Foi assim que me confrontei com uma cosmopolita e inclusiva Estocolmo, onde o indígena se encontra e mistura com o emigrante, o turista, o estrangeiro, onde o mito das beldades femininas suecas, tão sacralizado, se confirma moderadamente e sem exageros. Questionei-me do porquê do síndrome de Estocolmo, associado ao assalto ao Kreditbanken, em Agosto de 1973, em que as vítimas defendiam os seus raptores após prisioneiras vários dias, com condutas não colaborantes com a justiça nos processos judiciais, quando já em liberdade. Lembrando o livro e o filme A Bela e o Monstro.
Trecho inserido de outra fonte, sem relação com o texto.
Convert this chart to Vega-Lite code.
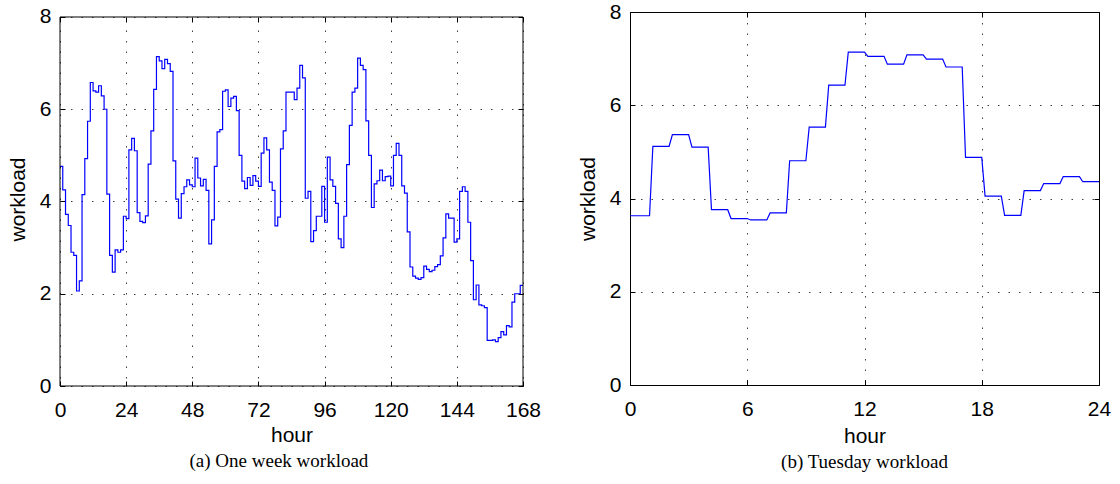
{
  "$schema": "https://vega.github.io/schema/vega-lite/v6.json",
  "background": "white",
  "padding": {"left": 7, "top": 0, "right": 0, "bottom": 0},
  "spacing": 35,
  "datasets": {
    "week": [
      {"hour": 0, "workload": 4.76}, {"hour": 1, "workload": 4.25}, {"hour": 2, "workload": 3.72}, {"hour": 3, "workload": 3.48},
      {"hour": 4, "workload": 2.90}, {"hour": 5, "workload": 2.83}, {"hour": 6, "workload": 2.06}, {"hour": 7, "workload": 2.28},
      {"hour": 8, "workload": 4.15}, {"hour": 9, "workload": 4.93}, {"hour": 10, "workload": 5.74}, {"hour": 11, "workload": 6.58},
      {"hour": 12, "workload": 6.40}, {"hour": 13, "workload": 6.37}, {"hour": 14, "workload": 6.51}, {"hour": 15, "workload": 6.29},
      {"hour": 16, "workload": 6.00}, {"hour": 17, "workload": 4.16}, {"hour": 18, "workload": 2.83}, {"hour": 19, "workload": 2.47},
      {"hour": 20, "workload": 2.95}, {"hour": 21, "workload": 2.90}, {"hour": 22, "workload": 2.95}, {"hour": 23, "workload": 3.68},
      {"hour": 24, "workload": 3.63}, {"hour": 25, "workload": 5.12}, {"hour": 26, "workload": 5.37}, {"hour": 27, "workload": 5.10},
      {"hour": 28, "workload": 3.76}, {"hour": 29, "workload": 3.57}, {"hour": 30, "workload": 3.54}, {"hour": 31, "workload": 3.69},
      {"hour": 32, "workload": 4.81}, {"hour": 33, "workload": 5.53}, {"hour": 34, "workload": 6.43}, {"hour": 35, "workload": 7.14},
      {"hour": 36, "workload": 7.05}, {"hour": 37, "workload": 6.88}, {"hour": 38, "workload": 7.08}, {"hour": 39, "workload": 6.99},
      {"hour": 40, "workload": 6.82}, {"hour": 41, "workload": 4.88}, {"hour": 42, "workload": 4.05}, {"hour": 43, "workload": 3.64},
      {"hour": 44, "workload": 4.17}, {"hour": 45, "workload": 4.32}, {"hour": 46, "workload": 4.47}, {"hour": 47, "workload": 4.36},
      {"hour": 48, "workload": 4.32}, {"hour": 49, "workload": 4.94}, {"hour": 50, "workload": 4.51}, {"hour": 51, "workload": 4.34},
      {"hour": 52, "workload": 4.48}, {"hour": 53, "workload": 4.24}, {"hour": 54, "workload": 3.08}, {"hour": 55, "workload": 3.60},
      {"hour": 56, "workload": 4.76}, {"hour": 57, "workload": 5.51}, {"hour": 58, "workload": 5.56}, {"hour": 59, "workload": 6.39},
      {"hour": 60, "workload": 6.42}, {"hour": 61, "workload": 6.06}, {"hour": 62, "workload": 6.24}, {"hour": 63, "workload": 6.28},
      {"hour": 64, "workload": 5.97}, {"hour": 65, "workload": 5.00}, {"hour": 66, "workload": 4.44}, {"hour": 67, "workload": 4.28},
      {"hour": 68, "workload": 4.52}, {"hour": 69, "workload": 4.35}, {"hour": 70, "workload": 4.56}, {"hour": 71, "workload": 4.44},
      {"hour": 72, "workload": 4.33}, {"hour": 73, "workload": 5.05}, {"hour": 74, "workload": 5.38}, {"hour": 75, "workload": 5.12},
      {"hour": 76, "workload": 4.42}, {"hour": 77, "workload": 4.24}, {"hour": 78, "workload": 3.47}, {"hour": 79, "workload": 3.66},
      {"hour": 80, "workload": 5.14}, {"hour": 81, "workload": 5.53}, {"hour": 82, "workload": 6.37}, {"hour": 83, "workload": 6.37},
      {"hour": 84, "workload": 6.37}, {"hour": 85, "workload": 6.21}, {"hour": 86, "workload": 6.46}, {"hour": 87, "workload": 6.95},
      {"hour": 88, "workload": 6.68}, {"hour": 89, "workload": 4.07}, {"hour": 90, "workload": 4.22}, {"hour": 91, "workload": 3.13},
      {"hour": 92, "workload": 3.37}, {"hour": 93, "workload": 3.68}, {"hour": 94, "workload": 3.68}, {"hour": 95, "workload": 4.33},
      {"hour": 96, "workload": 3.55}, {"hour": 97, "workload": 4.96}, {"hour": 98, "workload": 4.47}, {"hour": 99, "workload": 4.33},
      {"hour": 100, "workload": 3.96}, {"hour": 101, "workload": 3.19}, {"hour": 102, "workload": 3.00}, {"hour": 103, "workload": 3.68},
      {"hour": 104, "workload": 4.80}, {"hour": 105, "workload": 5.65}, {"hour": 106, "workload": 6.37}, {"hour": 107, "workload": 6.46},
      {"hour": 108, "workload": 7.11}, {"hour": 109, "workload": 6.95}, {"hour": 110, "workload": 6.86}, {"hour": 111, "workload": 5.75},
      {"hour": 112, "workload": 5.00}, {"hour": 113, "workload": 3.87}, {"hour": 114, "workload": 4.38}, {"hour": 115, "workload": 4.45},
      {"hour": 116, "workload": 4.68}, {"hour": 117, "workload": 4.45}, {"hour": 118, "workload": 4.54}, {"hour": 119, "workload": 4.55},
      {"hour": 120, "workload": 4.34}, {"hour": 121, "workload": 5.00}, {"hour": 122, "workload": 5.26}, {"hour": 123, "workload": 5.00},
      {"hour": 124, "workload": 4.34}, {"hour": 125, "workload": 4.18}, {"hour": 126, "workload": 3.34}, {"hour": 127, "workload": 2.58},
      {"hour": 128, "workload": 2.38}, {"hour": 129, "workload": 2.34}, {"hour": 130, "workload": 2.31}, {"hour": 131, "workload": 2.35},
      {"hour": 132, "workload": 2.60}, {"hour": 133, "workload": 2.53}, {"hour": 134, "workload": 2.48}, {"hour": 135, "workload": 2.51},
      {"hour": 136, "workload": 2.59}, {"hour": 137, "workload": 2.63}, {"hour": 138, "workload": 2.82}, {"hour": 139, "workload": 3.21},
      {"hour": 140, "workload": 3.73}, {"hour": 141, "workload": 3.64}, {"hour": 142, "workload": 3.64}, {"hour": 143, "workload": 3.12},
      {"hour": 144, "workload": 3.19}, {"hour": 145, "workload": 4.22}, {"hour": 146, "workload": 4.32}, {"hour": 147, "workload": 4.22},
      {"hour": 148, "workload": 3.55}, {"hour": 149, "workload": 2.72}, {"hour": 150, "workload": 1.87}, {"hour": 151, "workload": 2.19},
      {"hour": 152, "workload": 1.76}, {"hour": 153, "workload": 1.74}, {"hour": 154, "workload": 1.70}, {"hour": 155, "workload": 0.99},
      {"hour": 156, "workload": 0.99}, {"hour": 157, "workload": 1.00}, {"hour": 158, "workload": 0.96}, {"hour": 159, "workload": 1.05},
      {"hour": 160, "workload": 1.18}, {"hour": 161, "workload": 1.11}, {"hour": 162, "workload": 1.31}, {"hour": 163, "workload": 1.28},
      {"hour": 164, "workload": 1.82}, {"hour": 165, "workload": 2.00}, {"hour": 166, "workload": 2.00}, {"hour": 167, "workload": 2.18},
      {"hour": 168, "workload": 2.18}
    ],
    "tuesday": [
      {"hour": 0, "workload": 3.63}, {"hour": 1, "workload": 3.63},
      {"hour": 1.17, "workload": 5.12}, {"hour": 2, "workload": 5.12},
      {"hour": 2.17, "workload": 5.37}, {"hour": 3, "workload": 5.37},
      {"hour": 3.17, "workload": 5.10}, {"hour": 4, "workload": 5.10},
      {"hour": 4.17, "workload": 3.76}, {"hour": 5, "workload": 3.76},
      {"hour": 5.17, "workload": 3.57}, {"hour": 6, "workload": 3.57},
      {"hour": 6.17, "workload": 3.54}, {"hour": 7, "workload": 3.54},
      {"hour": 7.17, "workload": 3.69}, {"hour": 8, "workload": 3.69},
      {"hour": 8.17, "workload": 4.81}, {"hour": 9, "workload": 4.81},
      {"hour": 9.17, "workload": 5.53}, {"hour": 10, "workload": 5.53},
      {"hour": 10.17, "workload": 6.43}, {"hour": 11, "workload": 6.43},
      {"hour": 11.17, "workload": 7.14}, {"hour": 12, "workload": 7.14},
      {"hour": 12.17, "workload": 7.05}, {"hour": 13, "workload": 7.05},
      {"hour": 13.17, "workload": 6.88}, {"hour": 14, "workload": 6.88},
      {"hour": 14.17, "workload": 7.08}, {"hour": 15, "workload": 7.08},
      {"hour": 15.17, "workload": 6.99}, {"hour": 16, "workload": 6.99},
      {"hour": 16.17, "workload": 6.82}, {"hour": 17, "workload": 6.82},
      {"hour": 17.17, "workload": 4.88}, {"hour": 18, "workload": 4.88},
      {"hour": 18.17, "workload": 4.05}, {"hour": 19, "workload": 4.05},
      {"hour": 19.17, "workload": 3.64}, {"hour": 20, "workload": 3.64},
      {"hour": 20.17, "workload": 4.17}, {"hour": 21, "workload": 4.17},
      {"hour": 21.17, "workload": 4.32}, {"hour": 22, "workload": 4.32},
      {"hour": 22.17, "workload": 4.47}, {"hour": 23, "workload": 4.47},
      {"hour": 23.17, "workload": 4.36}, {"hour": 24, "workload": 4.36}
    ]
  },
  "config": {
    "view": {"stroke": "black", "strokeWidth": 1},
    "font": "Liberation Sans",
    "axis": {
      "domain": false,
      "labelFont": "Liberation Sans",
      "labelFontSize": 21,
      "labelColor": "black",
      "labelFlush": false,
      "labelOverlap": false,
      "titleFont": "Liberation Sans",
      "titleFontSize": 21,
      "titleFontWeight": "normal",
      "titleColor": "black",
      "tickColor": "black",
      "tickSize": -5,
      "tickWidth": 1,
      "grid": false,
      "gridColor": "black",
      "gridOpacity": 0.75,
      "gridDash": [1.5, 9],
      "gridWidth": 1
    },
    "title": {"font": "Liberation Serif", "fontSize": 19, "fontWeight": "normal", "color": "black"}
  },
  "hconcat": [
    {
      "width": 463,
      "height": 374,
      "view": {"stroke": null},
      "title": {"text": "(a) One week workload", "orient": "bottom", "anchor": "middle", "frame": "bounds", "offset": 6, "dx": 5},
      "data": {"name": "week"},
      "layer": [
        {
          "mark": {"type": "line", "interpolate": "step-after", "stroke": "#0000ff", "strokeWidth": 1.2},
          "encoding": {
            "x": {"field": "hour", "type": "quantitative", "scale": {"domain": [0, 168], "nice": false, "zero": false},
                  "axis": {"orient": "bottom", "values": [0, 24, 48, 72, 96, 120, 144, 168], "title": "hour", "grid": true, "gridDashOffset": 3, "labelPadding": 18.5, "titlePadding": 4}},
            "y": {"field": "workload", "type": "quantitative", "scale": {"domain": [0, 8.1084], "nice": false, "zero": false},
                  "axis": {"orient": "left", "values": [0, 2, 4, 6, 8], "title": "workload", "grid": true, "labelPadding": 14, "titlePadding": 11}}
          }
        },
        {
          "mark": {"type": "line", "interpolate": "step-after", "strokeOpacity": 0},
          "encoding": {
            "x": {"field": "hour", "type": "quantitative", "scale": {"domain": [0, 168], "nice": false, "zero": false},
                  "axis": {"orient": "top", "values": [0, 24, 48, 72, 96, 120, 144, 168], "labels": false, "grid": false, "title": null, "offset": -5}},
            "y": {"field": "workload", "type": "quantitative", "scale": {"domain": [0, 8.1084], "nice": false, "zero": false},
                  "axis": {"orient": "right", "values": [0, 2, 4, 6, 8], "labels": false, "grid": false, "title": null}}
          }
        },
        {
          "data": {"values": [{}]},
          "mark": {"type": "rect", "filled": false, "stroke": "black", "strokeWidth": 1},
          "encoding": {
            "x": {"datum": 0, "type": "quantitative", "scale": {"domain": [0, 168], "nice": false, "zero": false}, "axis": null},
            "x2": {"datum": 168},
            "y": {"datum": 0, "type": "quantitative", "scale": {"domain": [0, 8.1084], "nice": false, "zero": false}, "axis": null},
            "y2": {"datum": 8}
          }
        }
      ]
    },
    {
      "width": 469,
      "height": 373,
      "title": {"text": "(b) Tuesday workload", "orient": "bottom", "anchor": "middle", "frame": "group", "offset": 6},
      "data": {"name": "tuesday"},
      "layer": [
        {
          "mark": {"type": "line", "stroke": "#0000ff", "strokeWidth": 1.2},
          "encoding": {
            "x": {"field": "hour", "type": "quantitative", "scale": {"domain": [0, 24], "nice": false, "zero": false},
                  "axis": {"orient": "bottom", "values": [0, 6, 12, 18, 24], "title": "hour", "grid": true, "labelPadding": 18.5, "titlePadding": 6}},
            "y": {"field": "workload", "type": "quantitative", "scale": {"domain": [0, 8], "nice": false},
                  "axis": {"orient": "left", "values": [0, 2, 4, 6, 8], "title": "workload", "grid": true, "labelPadding": 14, "titlePadding": 11}}
          }
        },
        {
          "mark": {"type": "line", "strokeOpacity": 0},
          "encoding": {
            "x": {"field": "hour", "type": "quantitative", "scale": {"domain": [0, 24], "nice": false, "zero": false},
                  "axis": {"orient": "top", "values": [0, 6, 12, 18, 24], "labels": false, "grid": false, "title": null}},
            "y": {"field": "workload", "type": "quantitative", "scale": {"domain": [0, 8], "nice": false},
                  "axis": {"orient": "right", "values": [0, 2, 4, 6, 8], "labels": false, "grid": false, "title": null}}
          }
        }
      ]
    }
  ]
}
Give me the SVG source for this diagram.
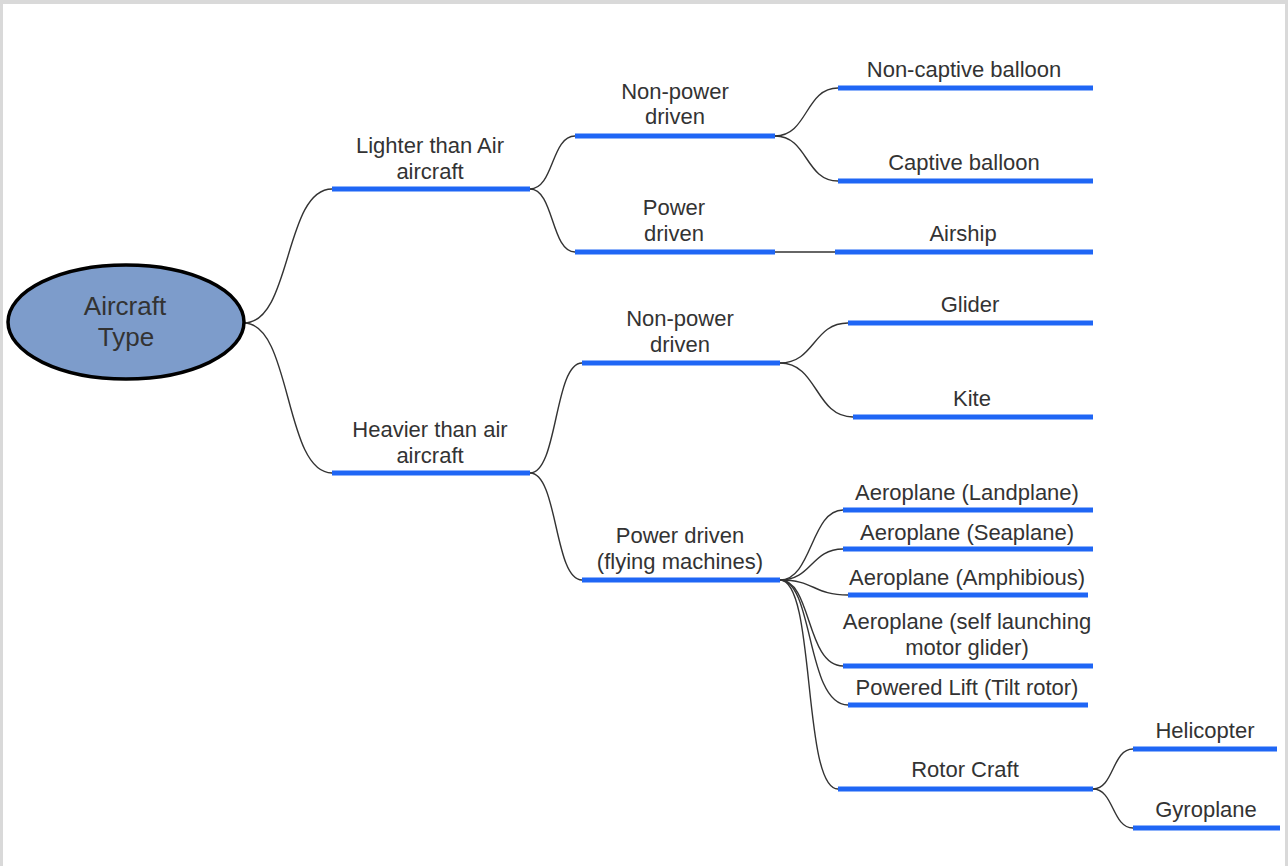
<svg xmlns="http://www.w3.org/2000/svg" width="1288" height="866" viewBox="0 0 1288 866">
  <style>
    .bar { stroke: #1f66f5; stroke-width: 5; fill: none; }
    .link { stroke: #333333; stroke-width: 1.4; fill: none; }
    .lbl { font-family: "Liberation Sans", Arial, sans-serif; font-size: 22px; fill: #333333; text-anchor: middle; }
    .root-lbl { font-family: "Liberation Sans", Arial, sans-serif; font-size: 26px; fill: #333333; text-anchor: middle; }
  </style>

  <!-- page and frame -->
  <rect x="0" y="0" width="1288" height="866" fill="#ffffff"/>
  <rect x="0" y="0" width="1288" height="4" fill="#d9d9d9"/>
  <rect x="0" y="0" width="3" height="866" fill="#d9d9d9"/>
  <rect x="1285" y="0" width="3" height="866" fill="#d9d9d9"/>

  <!-- connectors -->
  <g id="connectors">
    <path class="link" d="M244,323 C292,323 284,189 332,189"/>
    <path class="link" d="M244,323 C292,323 284,473 332,473"/>
    <path class="link" d="M530,189 C554,189 551,136 575,136"/>
    <path class="link" d="M530,189 C554,189 551,252 575,252"/>
    <path class="link" d="M775,136 C808,136 805,88 838,88"/>
    <path class="link" d="M775,136 C808,136 805,181 838,181"/>
    <path class="link" d="M775,252 L835,252"/>
    <path class="link" d="M530,473 C558,473 554,363 582,363"/>
    <path class="link" d="M530,473 C558,473 554,580 582,580"/>
    <path class="link" d="M780,363 C815,363 813,323 848,323"/>
    <path class="link" d="M780,363 C818,363 815,417 853,417"/>
    <path class="link" d="M780,580 C812,580 811,510 843,510"/>
    <path class="link" d="M780,580 C812,580 811,549 843,549"/>
    <path class="link" d="M780,580 C815,580 813,595 848,595"/>
    <path class="link" d="M780,580 C812,580 806,666 843,666"/>
    <path class="link" d="M780,580 C814,580 806,705 848,705"/>
    <path class="link" d="M780,580 C816,580 802,789 838,789"/>
    <path class="link" d="M1093,789 C1114,789 1112,749 1133,749"/>
    <path class="link" d="M1093,789 C1114,789 1112,828 1133,828"/>
  </g>

  <!-- root -->
  <g id="aircraft-type">
    <ellipse cx="126" cy="322" rx="118" ry="57" fill="#7d9ccb" stroke="#000000" stroke-width="3.5"/>
    <text class="root-lbl" x="125" y="315">Aircraft</text>
    <text class="root-lbl" x="126" y="346">Type</text>
  </g>

  <!-- level 1 -->
  <g id="lighter-than-air">
    <line class="bar" x1="332" y1="189" x2="530" y2="189"/>
    <text class="lbl" x="430" y="153">Lighter than Air</text>
    <text class="lbl" x="430" y="179">aircraft</text>
  </g>
  <g id="heavier-than-air">
    <line class="bar" x1="332" y1="473" x2="530" y2="473"/>
    <text class="lbl" x="430" y="437">Heavier than air</text>
    <text class="lbl" x="430" y="463">aircraft</text>
  </g>

  <!-- level 2 -->
  <g id="lta-non-power">
    <line class="bar" x1="575" y1="136" x2="775" y2="136"/>
    <text class="lbl" x="675" y="99">Non-power</text>
    <text class="lbl" x="675" y="124">driven</text>
  </g>
  <g id="lta-power">
    <line class="bar" x1="575" y1="252" x2="775" y2="252"/>
    <text class="lbl" x="674" y="215">Power</text>
    <text class="lbl" x="674" y="241">driven</text>
  </g>
  <g id="hta-non-power">
    <line class="bar" x1="582" y1="363" x2="780" y2="363"/>
    <text class="lbl" x="680" y="326">Non-power</text>
    <text class="lbl" x="680" y="352">driven</text>
  </g>
  <g id="hta-power">
    <line class="bar" x1="582" y1="580" x2="780" y2="580"/>
    <text class="lbl" x="680" y="543">Power driven</text>
    <text class="lbl" x="680" y="569">(flying machines)</text>
  </g>

  <!-- level 3 -->
  <g id="non-captive-balloon">
    <line class="bar" x1="838" y1="88" x2="1093" y2="88"/>
    <text class="lbl" x="964" y="77">Non-captive balloon</text>
  </g>
  <g id="captive-balloon">
    <line class="bar" x1="838" y1="181" x2="1093" y2="181"/>
    <text class="lbl" x="964" y="170">Captive balloon</text>
  </g>
  <g id="airship">
    <line class="bar" x1="835" y1="252" x2="1093" y2="252"/>
    <text class="lbl" x="963" y="241">Airship</text>
  </g>
  <g id="glider">
    <line class="bar" x1="848" y1="323" x2="1093" y2="323"/>
    <text class="lbl" x="970" y="312">Glider</text>
  </g>
  <g id="kite">
    <line class="bar" x1="853" y1="417" x2="1093" y2="417"/>
    <text class="lbl" x="972" y="406">Kite</text>
  </g>
  <g id="landplane">
    <line class="bar" x1="843" y1="510" x2="1093" y2="510"/>
    <text class="lbl" x="967" y="500">Aeroplane (Landplane)</text>
  </g>
  <g id="seaplane">
    <line class="bar" x1="843" y1="549" x2="1093" y2="549"/>
    <text class="lbl" x="967" y="540">Aeroplane (Seaplane)</text>
  </g>
  <g id="amphibious">
    <line class="bar" x1="848" y1="595" x2="1088" y2="595"/>
    <text class="lbl" x="967" y="585">Aeroplane (Amphibious)</text>
  </g>
  <g id="motor-glider">
    <line class="bar" x1="843" y1="666" x2="1093" y2="666"/>
    <text class="lbl" x="967" y="629">Aeroplane (self launching</text>
    <text class="lbl" x="967" y="655">motor glider)</text>
  </g>
  <g id="powered-lift">
    <line class="bar" x1="848" y1="705" x2="1088" y2="705"/>
    <text class="lbl" x="967" y="695">Powered Lift (Tilt rotor)</text>
  </g>
  <g id="rotor-craft">
    <line class="bar" x1="838" y1="789" x2="1093" y2="789"/>
    <text class="lbl" x="965" y="777">Rotor Craft</text>
  </g>

  <!-- level 4 -->
  <g id="helicopter">
    <line class="bar" x1="1133" y1="749" x2="1277" y2="749"/>
    <text class="lbl" x="1205" y="738">Helicopter</text>
  </g>
  <g id="gyroplane">
    <line class="bar" x1="1133" y1="828" x2="1280" y2="828"/>
    <text class="lbl" x="1206" y="817">Gyroplane</text>
  </g>
</svg>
Talvez Ingmar Bergman, melhor que ninguém, o pudesse analisar, dada a sua filmografia, tão analítica e introspetiva, perguntando e querendo dar respostas, numa sociedade concomitantemente contida e sigilosa, ao não exteriorizar e esconder, com reserva, reservas mentais, por ser ou poder ser publicamente ridículo. Num país também tido como vanguardista em termos humanos, de progresso e avanços civilizacionais, onde o que agora é tido para muitos como anormal e chocante, acaba por ser, no futuro, assimilado e tido como normal pelos críticos de antanho, aceitando, adaptando e imitando o que anos atrás se censurava. Escândalos associados à vida de divas suecas como Greta Garbo e Ingrid Bergman, foram por muitos absorvidos e tolerados.
Foi o que retive de Estocolmo, capital e máxima representante da Suécia, na sua comedida elegância, simplicidade e vanguardismo.